**Your instructions**
Quote the entries in full, character for character, without their images.

Plotting code records
★ ★ ★ ★ ★
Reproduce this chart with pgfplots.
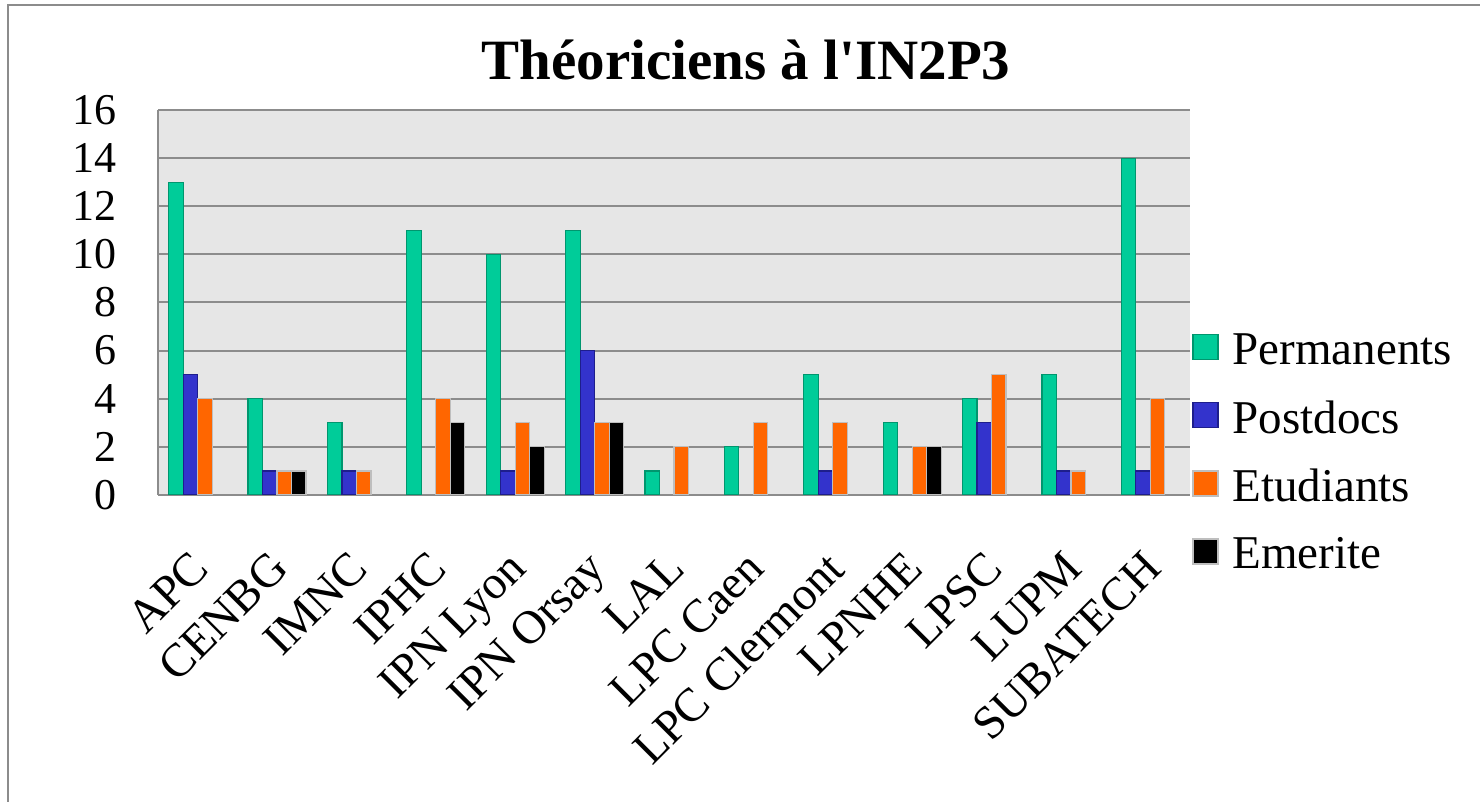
\documentclass[border=0pt]{standalone}
\usepackage{fontspec}
\setmainfont{Liberation Serif}
\usepackage{pgfplots}
\pgfplotsset{compat=1.18}
\definecolor{cperm}{RGB}{0,204,153}
\definecolor{cpermb}{RGB}{0,150,110}
\definecolor{cpost}{RGB}{51,51,204}
\definecolor{cpostb}{RGB}{30,30,140}
\definecolor{cetud}{RGB}{255,102,0}
\definecolor{clightb}{RGB}{190,190,190}
\definecolor{bgc}{RGB}{230,230,230}
\definecolor{gridc}{RGB}{140,140,140}
\begin{document}
\begin{tikzpicture}
\useasboundingbox (0,0) rectangle (740pt,401pt);
\draw[gridc, line width=1pt] (4pt,-10pt) -- (4pt,398.5pt) -- (760pt,398.5pt);
\node[anchor=base, font=\fontsize{28.5}{32}\selectfont\bfseries] at (373pt,361pt) {Théoriciens à l\textquotesingle IN2P3};
\begin{axis}[
  at={(79pt,153.5pt)}, anchor=south west,
  scale only axis, width=516pt, height=192.5pt,
  xmin=-0.5, xmax=12.5, ymin=0, ymax=16,
  ytick={0,2,...,16},
  xtick={0,...,12},
  xticklabels={APC,CENBG,IMNC,IPHC,IPN Lyon,IPN Orsay,LAL,LPC Caen,LPC Clermont,LPNHE,LPSC,LUPM,SUBATECH},
  major tick length=0pt,
  axis x line*=bottom, axis y line*=left,
  axis line style={draw=gridc, line width=1pt, -},
  axis background/.style={fill=bgc},
  ymajorgrids, grid style={draw=gridc, line width=1pt},
  /pgf/number format/assume math mode=true,
  ticklabel style={font=\fontsize{22}{26}\selectfont},
  yticklabel style={xshift=-17pt},
  xticklabel style={font=\fontsize{23.5}{27}\selectfont, xshift=-4.5pt, yshift=-22pt, rotate=45, anchor=north east},
  ybar=0pt, bar width=7.25pt,
  legend style={draw=none, fill=none, at={(1.002,0.43)}, anchor=north west,
    font=\fontsize{23.5}{27}\selectfont, row sep=12.5pt, inner sep=0pt,
    /tikz/every odd column/.append style={column sep=5pt}},
  legend cell align=left,
  legend image code/.code={\draw[#1,/tikz/.cd,line width=0.6pt] (0pt,-4.5pt) rectangle (12.5pt,8pt);},
]
\addplot[fill=cperm, draw=cpermb, line width=0.6pt] coordinates {(0,13) (1,4) (2,3) (3,11) (4,10) (5,11) (6,1) (7,2) (8,5) (9,3) (10,4) (11,5) (12,14)};
\addplot[fill=cpost, draw=cpostb, line width=0.6pt] coordinates {(0,5) (1,1) (2,1) (4,1) (5,6) (8,1) (10,3) (11,1) (12,1)};
\addplot[fill=cetud, draw=clightb, line width=0.6pt] coordinates {(0,4) (1,1) (2,1) (3,4) (4,3) (5,3) (6,2) (7,3) (8,3) (9,2) (10,5) (11,1) (12,4)};
\addplot[fill=black, draw=clightb, line width=0.6pt] coordinates {(1,1) (3,3) (4,2) (5,3) (9,2)};
\legend{Permanents,Postdocs,Etudiants,Emerite}
\end{axis}
\end{tikzpicture}
\end{document}
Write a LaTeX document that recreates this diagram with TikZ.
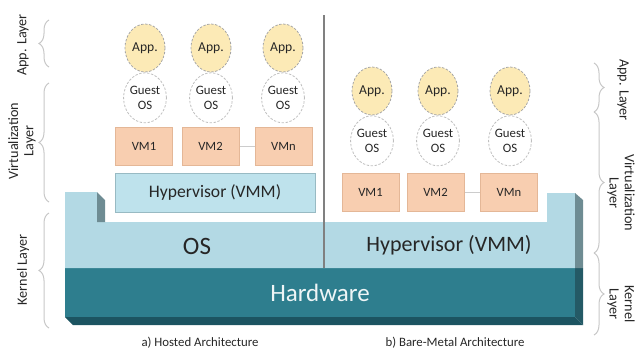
★ ★ ★ ★ ★
**Exercise solution**
Reproduce this chart with pgfplots.
\documentclass[border=0pt]{standalone}
\usepackage{fontspec}
\setmainfont{Liberation Serif}
\usepackage{pgfplots}
\pgfplotsset{compat=1.18}
\definecolor{cperm}{RGB}{0,204,153}
\definecolor{cpermb}{RGB}{0,150,110}
\definecolor{cpost}{RGB}{51,51,204}
\definecolor{cpostb}{RGB}{30,30,140}
\definecolor{cetud}{RGB}{255,102,0}
\definecolor{clightb}{RGB}{190,190,190}
\definecolor{bgc}{RGB}{230,230,230}
\definecolor{gridc}{RGB}{140,140,140}
\begin{document}
\begin{tikzpicture}
\useasboundingbox (0,0) rectangle (740pt,401pt);
\draw[gridc, line width=1pt] (4pt,-10pt) -- (4pt,398.5pt) -- (760pt,398.5pt);
\node[anchor=base, font=\fontsize{28.5}{32}\selectfont\bfseries] at (373pt,361pt) {Théoriciens à l\textquotesingle IN2P3};
\begin{axis}[
  at={(79pt,153.5pt)}, anchor=south west,
  scale only axis, width=516pt, height=192.5pt,
  xmin=-0.5, xmax=12.5, ymin=0, ymax=16,
  ytick={0,2,...,16},
  xtick={0,...,12},
  xticklabels={APC,CENBG,IMNC,IPHC,IPN Lyon,IPN Orsay,LAL,LPC Caen,LPC Clermont,LPNHE,LPSC,LUPM,SUBATECH},
  major tick length=0pt,
  axis x line*=bottom, axis y line*=left,
  axis line style={draw=gridc, line width=1pt, -},
  axis background/.style={fill=bgc},
  ymajorgrids, grid style={draw=gridc, line width=1pt},
  /pgf/number format/assume math mode=true,
  ticklabel style={font=\fontsize{22}{26}\selectfont},
  yticklabel style={xshift=-17pt},
  xticklabel style={font=\fontsize{23.5}{27}\selectfont, xshift=-4.5pt, yshift=-22pt, rotate=45, anchor=north east},
  ybar=0pt, bar width=7.25pt,
  legend style={draw=none, fill=none, at={(1.002,0.43)}, anchor=north west,
    font=\fontsize{23.5}{27}\selectfont, row sep=12.5pt, inner sep=0pt,
    /tikz/every odd column/.append style={column sep=5pt}},
  legend cell align=left,
  legend image code/.code={\draw[#1,/tikz/.cd,line width=0.6pt] (0pt,-4.5pt) rectangle (12.5pt,8pt);},
]
\addplot[fill=cperm, draw=cpermb, line width=0.6pt] coordinates {(0,13) (1,4) (2,3) (3,11) (4,10) (5,11) (6,1) (7,2) (8,5) (9,3) (10,4) (11,5) (12,14)};
\addplot[fill=cpost, draw=cpostb, line width=0.6pt] coordinates {(0,5) (1,1) (2,1) (4,1) (5,6) (8,1) (10,3) (11,1) (12,1)};
\addplot[fill=cetud, draw=clightb, line width=0.6pt] coordinates {(0,4) (1,1) (2,1) (3,4) (4,3) (5,3) (6,2) (7,3) (8,3) (9,2) (10,5) (11,1) (12,4)};
\addplot[fill=black, draw=clightb, line width=0.6pt] coordinates {(1,1) (3,3) (4,2) (5,3) (9,2)};
\legend{Permanents,Postdocs,Etudiants,Emerite}
\end{axis}
\end{tikzpicture}
\end{document}
Write a LaTeX document that recreates this diagram with TikZ.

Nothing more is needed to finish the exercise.